Monkey Brain

If monkeys have taught us anything it’s that you’ve got to learn how to love before you learn how to live.
~Harry F. Harlow,
This Week, March 3,1961

This quote is very true, and is far more relevant to my life than I would even begin to be able to explain on a public forum such as this.

To make a long story short, I experience a great deal of daily struggle with my emotions (or lack thereof), my relations with others, and my ability to empathize, not only with other humans but with other creatures. I don’t consider the latter as much of a bad thing necessarily. I was never much of an “animal lover” or “animal person”. I am largely ambivalent about such things. But that does not seem to stop the imagery and symbology from seeping into my subconscious and into my own past history.

Most vividly what comes to mind when relating this is a repeated dream where I am walking down a long and sterile hallway, like one you would find in a medical laboratory or hospital. Ahead of me is a boy who I perceive to be my younger self. When I catch sight of this boy, I begin to chase him as he turns to walk away from me. By the time I catch up with him, he has transformed into a macaque, but that doesn’t stop me from grabbing him up in my arms. I find this last part to be alarming, as I happen to be a rather severe germophobe, and monkeys aren’t renown for their cleanliness (in fact, they actually harbor more diseases deadly to humans than rats do). As the boy-turned-monkey wraps his arms around me, he disappears into me, as if I am absorbing him. By the end of this dream I am fully cognizant of the fact that the monkey-boy and I are the same person, that I seem to be actively seeking out a part of myself and, in this particular case, succeeded in seizing hold of it.

Harry Fredrick Harlow (born Harry Isreal) of the University of Madison-Wisconsin is infamous to many, both in his treatment of monkeys and his inflammatory opinions on women. But the major thing Dr. Harlow accomplished in his career was shedding light on the mechanics of affection, the damaging effects of isolation (and how to reverse its effects), and the profound usefulness of primates in research. He was one of the first scientists to introduce the use of primates and started what would be considered the first sustainable breeding colony of Rhesus macaques in the US. Through his experiments on isolation and deprivation in juvenile rhesus macaques, he inadvertently helped give rise to the animal liberation movement.

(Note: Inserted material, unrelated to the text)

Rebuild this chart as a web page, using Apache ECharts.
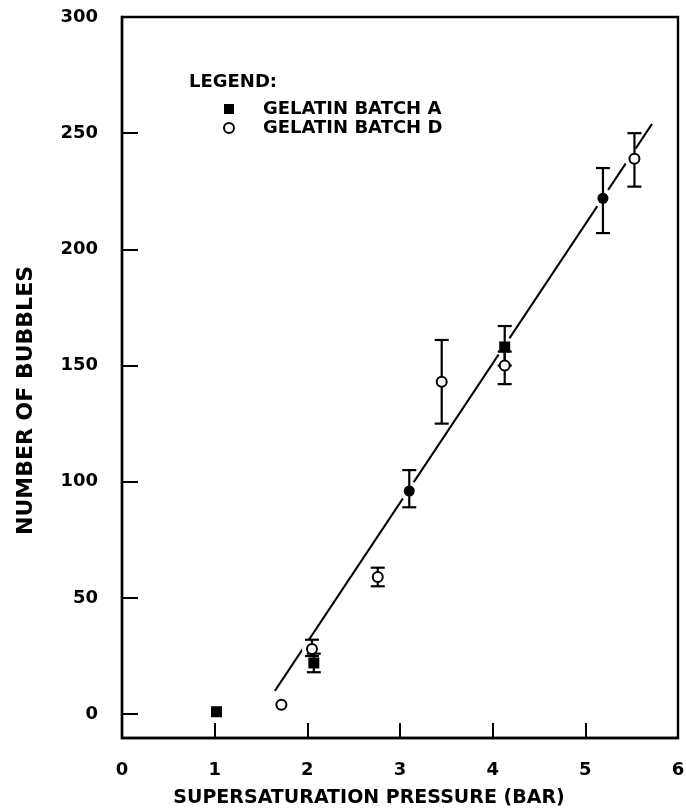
<!DOCTYPE html>
<html>
<head>
<meta charset="utf-8">
<script src="https://cdn.jsdelivr.net/npm/echarts@6/dist/echarts.min.js"></script>
<style>
  html, body { margin: 0; padding: 0; background: #fff; }
  #chart { width: 686px; height: 808px; }
</style>
</head>
<body>
<div id="chart"></div>
<script>
// Axis ticks
const xTicks = [0, 1, 2, 3, 4, 5, 6];
const yTicks = [0, 50, 100, 150, 200, 250, 300];

// Gelatin batch A: [pressure (bar), bubbles]
const batchA = [[1.02, 1], [2.07, 22], [3.1, 96], [4.13, 158], [5.19, 222]];
const batchASymbols = ['rect', 'rect', 'circle', 'rect', 'circle'];
// Batch A error bars: [pressure, low, high]
const batchAErr = [[2.07, 18, 26], [3.1, 89, 105], [4.13, 150, 167], [5.19, 207, 235]];

// Gelatin batch D: [pressure (bar), bubbles]
const batchD = [[1.72, 4], [2.05, 28], [2.76, 59], [3.45, 143], [4.13, 150], [5.53, 239]];
// Batch D error bars: [pressure, low, high]
const batchDErr = [[2.05, 25, 32], [2.76, 55, 63], [3.45, 125, 161], [4.13, 142, 156], [5.53, 227, 250]];

// Fitted straight line
const fitLine = [[1.65, 10], [5.72, 254]];

const FONT = 'DejaVu Sans';
const INK = '#000';

function errorBarItem(params, api) {
  const x = api.value(0);
  const lo = api.coord([x, api.value(1)]);
  const hi = api.coord([x, api.value(2)]);
  const cap = 7;
  const style = { stroke: INK, lineWidth: 2.2, fill: null };
  return {
    type: 'group',
    children: [
      { type: 'line', shape: { x1: lo[0], y1: lo[1], x2: hi[0], y2: hi[1] }, style },
      { type: 'line', shape: { x1: hi[0] - cap, y1: hi[1], x2: hi[0] + cap, y2: hi[1] }, style },
      { type: 'line', shape: { x1: lo[0] - cap, y1: lo[1], x2: lo[0] + cap, y2: lo[1] }, style }
    ]
  };
}

const chart = echarts.init(document.getElementById('chart'));
chart.setOption({
  animation: false,
  backgroundColor: '#fff',
  title: {
    text: 'LEGEND:',
    left: 189,
    top: 73,
    padding: 0,
    textStyle: { fontFamily: FONT, fontWeight: 'bold', fontSize: 18, color: INK }
  },
  legend: {
    orient: 'vertical',
    left: 223,
    top: 100,
    padding: 0,
    itemGap: 1,
    itemWidth: 10,
    itemHeight: 10,
    selectedMode: false,
    data: [
      { name: 'GELATIN BATCH A', icon: 'rect' },
      { name: 'GELATIN BATCH D', icon: 'circle' }
    ],
    textStyle: { fontFamily: FONT, fontWeight: 'bold', fontSize: 18, lineHeight: 18, color: INK, padding: [0, 0, 0, 24] }
  },
  grid: {
    left: 122,
    right: 8,
    top: 17,
    bottom: 70,
    containLabel: false,
    outerBoundsMode: 'none',
    show: true,
    borderColor: INK,
    borderWidth: 2.4
  },
  xAxis: {
    type: 'value',
    min: xTicks[0],
    max: xTicks[xTicks.length - 1],
    interval: 1,
    name: 'SUPERSATURATION PRESSURE (BAR)',
    nameLocation: 'middle',
    nameGap: 51,
    nameTextStyle: { fontFamily: FONT, fontWeight: 'bold', fontSize: 19, color: INK, padding: [0, 62, 0, 0] },
    axisLine: { onZero: false, lineStyle: { color: INK, width: 2.4 } },
    axisTick: { inside: true, length: 15, lineStyle: { color: INK, width: 2 } },
    axisLabel: { margin: 23, fontFamily: FONT, fontWeight: 'bold', fontSize: 18, color: INK },
    splitLine: { show: false }
  },
  yAxis: {
    type: 'value',
    min: -10.3,
    max: yTicks[yTicks.length - 1],
    name: 'NUMBER OF BUBBLES',
    nameLocation: 'middle',
    nameGap: 85,
    nameTextStyle: { fontFamily: FONT, fontWeight: 'bold', fontSize: 22, color: INK, padding: [0, 46, 0, 0] },
    axisLine: { onZero: false, lineStyle: { color: INK, width: 2.4 } },
    axisTick: { inside: true, length: 16, customValues: yTicks, lineStyle: { color: INK, width: 2 } },
    axisLabel: { margin: 24, customValues: yTicks, fontFamily: FONT, fontWeight: 'bold', fontSize: 18, color: INK },
    splitLine: { show: false }
  },
  series: [
    {
      name: 'fit',
      type: 'line',
      data: fitLine,
      symbol: 'none',
      lineStyle: { color: INK, width: 2 },
      silent: true,
      z: 1
    },
    {
      // white clearance around every marker, so the fitted line breaks at the points
      name: 'clearance',
      type: 'scatter',
      data: batchA.concat(batchD),
      symbol: 'circle',
      symbolSize: 20,
      itemStyle: { color: '#fff', opacity: 1 },
      silent: true,
      z: 2
    },
    {
      name: 'errA',
      type: 'custom',
      renderItem: errorBarItem,
      data: batchAErr,
      encode: { x: 0, y: [1, 2] },
      z: 3
    },
    {
      name: 'errD',
      type: 'custom',
      renderItem: errorBarItem,
      data: batchDErr,
      encode: { x: 0, y: [1, 2] },
      z: 3
    },
    {
      name: 'GELATIN BATCH A',
      type: 'scatter',
      data: batchA.map((p, i) => ({ value: p, symbol: batchASymbols[i] })),
      symbolSize: 11,
      itemStyle: { color: INK, opacity: 1 },
      z: 4
    },
    {
      name: 'GELATIN BATCH D',
      type: 'scatter',
      data: batchD,
      symbol: 'circle',
      symbolSize: 10,
      itemStyle: { color: '#fff', borderColor: INK, borderWidth: 2, opacity: 1 },
      z: 5
    }
  ]
});
</script>
</body>
</html>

During Harry Harlow’s time, there was still the commonly held belief that physical and emotional affection were damaging to the growth, health and behavior of the child. This created sterile environments in institutions where the physical needs of the child were addressed, but the physical and emotional needs largely ignored or discouraged. Physical contact such as cuddling by the mother were believed to cause not only poor behavior in the child, but the transference of germs and bacteria. Part of this belief was held firmly in the society’s stance on women during the late 1800s and early 1900s. John B. Watson, a psychologist, early member of the APA and author of the work, “The Dangers of Too Much Mother Love”, was quoted as saying, “When you are tempted to pet your child remember that mother love is a dangerous instrument.” Deborah Blum, in her book Love At Goon Park adds:

Nothing could be worse for a child, by this calculation, than being mothered. And being mothered meant being cradled, cuddled, cosseted. It was a recipe for softness, a strategy for undermining strong character. Doting parents, especially the female half of the partnership, endowed their children with “weaknesses, reserves, fears, cautions and inferiorities.”

This sterilization principle was responsible for a very high mortality rate of children in hospitals and orphanages at the time. Some orphanages hit an annual mortality rate of 100%. It is the work of Harry Harlow, as well as some other psychologists of the time such as William Goldfarb, that helped shatter this damaging viewpoint. And Harlow would not have been successful without the macaque. Although some people to this day can’t seem to get beyond the ethics behind his experimentations, he shed some much needed light on the mechanics of affection. For this, I thank him.

This also sheds light on some of my own inner workings. If I could relate to any animal on what would be considered a totemic level, it would be the macaque (perhaps also the bear, but that is a series of posts for a later time). Its behavior, function and its usefulness to humans resonate on a profoundly deep archetypal level as it pertains to myself and my own life, something that cannot be summed up in a single post, and perhaps not as directly on a public format.